Review The Meditative Mind y Daniel Goleman

The Meditative Mind: The Varieties of Meditative Experience

Daniel Goleman

Jeremy P. Tarcher / G.P. Putnanm's and Sons, New York, 1988. 214 pages.


As I work on cataloging online the older books in our collection, I sometimes raise an eyebrow at how dated some books have become, and send them off to to the thrift shop.

 This work stands out and holds up as a jewel of the late 1980s still relevant for today. Goleman starts with an overview of meditation, and explains a view of the two primary purposes of contemplative practices: concentration and insight.

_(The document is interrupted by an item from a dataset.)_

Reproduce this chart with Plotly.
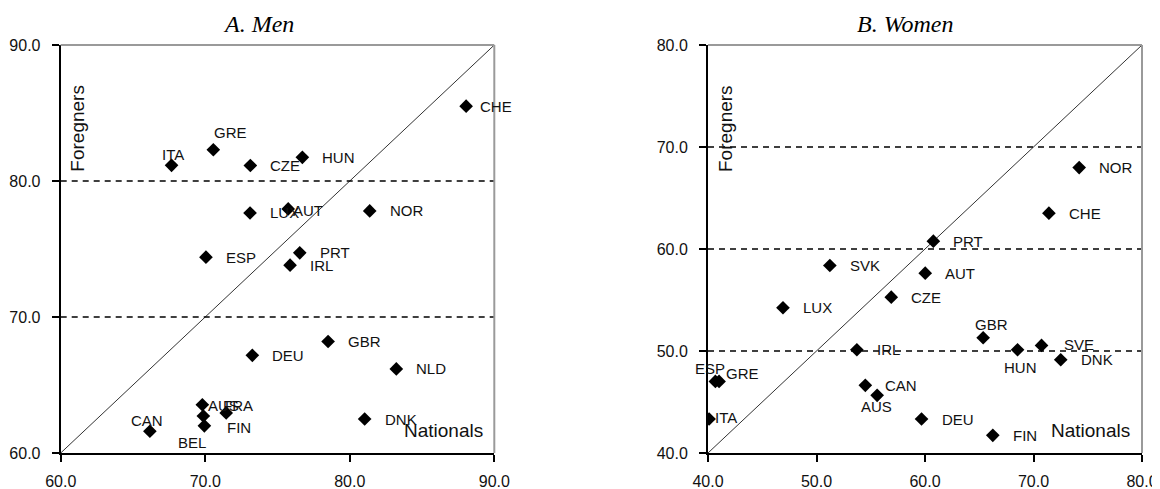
import plotly.graph_objects as go

# ---------------- data ----------------
men_countries = ["CHE", "GRE", "ITA", "CZE", "HUN", "LUX", "AUT", "NOR", "ESP", "PRT",
                 "IRL", "GBR", "DEU", "NLD", "AUS", "FRA", "FIN", "BEL", "CAN", "DNK"]
men_nationals = [88.05, 70.56, 67.67, 73.12, 76.72, 73.10, 75.74, 81.38, 70.05, 76.54,
                 75.87, 78.50, 73.26, 83.22, 69.80, 71.45, 69.87, 69.94, 66.17, 81.03]
men_foreigners = [85.50, 82.30, 81.15, 81.14, 81.74, 77.65, 77.95, 77.80, 74.40, 74.72,
                  73.81, 68.20, 67.18, 66.18, 63.55, 62.95, 62.72, 62.00, 61.60, 62.50]

women_countries = ["NOR", "CHE", "PRT", "SVK", "AUT", "CZE", "LUX", "GBR", "SVE", "HUN",
                   "DNK", "IRL", "ESP", "GRE", "CAN", "AUS", "ITA", "DEU", "FIN"]
women_nationals = [74.21, 71.42, 60.77, 51.23, 60.02, 56.89, 46.91, 65.36, 70.74, 68.53,
                   72.51, 53.72, 40.68, 41.02, 54.50, 55.59, 40.10, 59.68, 66.25]
women_foreigners = [67.98, 63.51, 60.77, 58.38, 57.63, 55.28, 54.24, 51.30, 50.55, 50.12,
                    49.14, 50.12, 47.02, 47.02, 46.63, 45.65, 43.33, 43.33, 41.73]

men_ticks = [60, 70, 80, 90]
women_ticks = [40, 50, 60, 70, 80]
men_ref_lines = [70, 80]
women_ref_lines = [50, 60, 70]

# label placement (anchor, dx px, dy px downward) -- style, not data
DEF = ("left", 18, 0)
men_label_pos = {
    "CHE": ("left", 12, 0), "GRE": ("center", 17, -17), "ITA": ("center", 1, -11),
    "AUT": ("left", 3, 2), "AUS": ("left", 4, 1), "FRA": ("center", 12, -7),
    "FIN": ("left", 22, 11), "BEL": ("center", -12, 17), "CAN": ("center", -3, -11),
}
women_label_pos = {
    "GBR": ("center", 8, -13), "SVE": ("left", 20, -1), "HUN": ("center", 3, 18),
    "ESP": ("center", -5, -13), "GRE": ("left", 5, -8), "AUS": ("center", -1, 11),
    "ITA": ("left", 4, -2),
}

# page body has an 8px margin: build the figure in page pixels minus that offset
OFF = 8
W, H = 1160 - OFF, 489 - OFF
def px_x(v):
    return (v - OFF) / W
def px_y(v):
    return 1 - (v - OFF) / H

SANS = "Arial, Liberation Sans, sans-serif"
SERIF = "Times New Roman, Liberation Serif, serif"
fig = go.Figure()

panels = [
    dict(xa="x", ya="y", names=men_countries, xs=men_nationals, ys=men_foreigners,
         ticks=men_ticks, refs=men_ref_lines, pos=men_label_pos),
    dict(xa="x2", ya="y2", names=women_countries, xs=women_nationals, ys=women_foreigners,
         ticks=women_ticks, refs=women_ref_lines, pos=women_label_pos),
]

annotations = []
shapes = []
for p in panels:
    lo, hi = p["ticks"][0], p["ticks"][-1]
    fig.add_trace(go.Scatter(x=[lo, hi], y=[lo, hi], mode="lines", xaxis=p["xa"], yaxis=p["ya"],
                             line=dict(color="#333333", width=1), hoverinfo="skip", showlegend=False))
    for r in p["refs"]:
        fig.add_trace(go.Scatter(x=[lo, hi], y=[r, r], mode="lines", xaxis=p["xa"], yaxis=p["ya"],
                                 line=dict(color="black", width=1.5, dash="6px,5px"),
                                 hoverinfo="skip", showlegend=False))
    fig.add_trace(go.Scatter(x=p["xs"], y=p["ys"], mode="markers", xaxis=p["xa"], yaxis=p["ya"],
                             marker=dict(symbol="diamond", size=10.5, color="black"),
                             text=p["names"], showlegend=False))
    for n, xv, yv in zip(p["names"], p["xs"], p["ys"]):
        anc, dx, dy = p["pos"].get(n, DEF)
        annotations.append(dict(x=xv, y=yv, xref=p["xa"], yref=p["ya"], text=n, showarrow=False,
                                xanchor=anc, yanchor="middle", xshift=dx, yshift=-dy,
                                font=dict(family=SANS, size=15, color="#111111")))
    dx_ref = p["xa"] + " domain"
    dy_ref = p["ya"] + " domain"
    shapes.append(dict(type="line", xref=dx_ref, yref=dy_ref, x0=0, x1=1, y0=1, y1=1,
                       line=dict(color="#9a9a9a", width=2)))
    shapes.append(dict(type="line", xref=dx_ref, yref=dy_ref, x0=1, x1=1, y0=0, y1=1,
                       line=dict(color="#9a9a9a", width=2)))
    annotations.append(dict(x=0.04, y=0.795, xref=dx_ref, yref=dy_ref, text="Foregners",
                            textangle=-90, showarrow=False, xanchor="center", yanchor="middle",
                            font=dict(family=SANS, size=19, color="#111111")))
    annotations.append(dict(x=0.978, y=0.056, xref=dx_ref, yref=dy_ref, text="Nationals",
                            showarrow=False, xanchor="right", yanchor="middle",
                            font=dict(family=SANS, size=19, color="#111111")))

annotations.append(dict(x=px_x(258), y=px_y(24), xref="paper", yref="paper", text="<i>A. Men</i>",
                        showarrow=False, xanchor="center", yanchor="middle",
                        font=dict(family=SERIF, size=24, color="black")))
annotations.append(dict(x=px_x(905), y=px_y(24), xref="paper", yref="paper", text="<i>B. Women</i>",
                        showarrow=False, xanchor="center", yanchor="middle",
                        font=dict(family=SERIF, size=24, color="black")))

def axis_style(ticks, domain, anchor, standoff):
    return dict(range=[ticks[0], ticks[-1]], domain=domain, anchor=anchor, automargin=False,
                tickvals=ticks, ticktext=[f"{t:.1f}" for t in ticks],
                showline=True, linecolor="black", linewidth=2, ticks="outside", ticklen=7,
                tickwidth=2, tickcolor="black", showgrid=False, zeroline=False,
                tickfont=dict(family=SANS, size=16, color="#111111"), ticklabelstandoff=standoff)

ydom = [px_y(453), px_y(45)]
fig.update_layout(
    width=W, height=H,
    margin=dict(l=0, r=0, t=0, b=0, autoexpand=False),
    paper_bgcolor="white", plot_bgcolor="white",
    showlegend=False,
    xaxis=axis_style(men_ticks, [px_x(60.7), px_x(494.3)], "y", 6),
    yaxis=axis_style(men_ticks, ydom, "x", 8),
    xaxis2=axis_style(women_ticks, [px_x(708), px_x(1142)], "y2", 6),
    yaxis2=axis_style(women_ticks, ydom, "x2", 8),
    annotations=annotations,
    shapes=shapes,
)

fig.write_html("out.html")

Goleman describes concentration as "the meditators mind is unaffected both by outer distractions, such as nearby sounds, and the turbulence of his own assorted thoughts and feelings. Although the sounds are heard, and his thoughts and feelings are noticed, they do not disturb the meditator." Goleman continues this chapter describing other details and levels of concentration practices. The following chapter addresses insight type practices as "the clear and single-minded awareness of what actually happens to us and in us, at the successive moments of perception." As in the first chapter he continues to describe various types and levels of insight.

Part two is a brief survey of a wide variety of mystical traditions, a few contemplative or meditative practices from each tradition, and how each practice retaliates both to the classifications of concentration and insight, as well as to the tradition they come from and that tradition's related practices. He also touches on spiritual ethics and virtues (precepts, adab, yama and niyama...) in the sections on most of the covered traditions.

After discussing the particulars of many mystical paths and practices, Goleman includes part three on aspects of underlying unity or similarities of contemplative mystical paths, and finishing with part four on the psychology of meditation. Recommended for those new or interested in meditation as well as those further along the meditative path.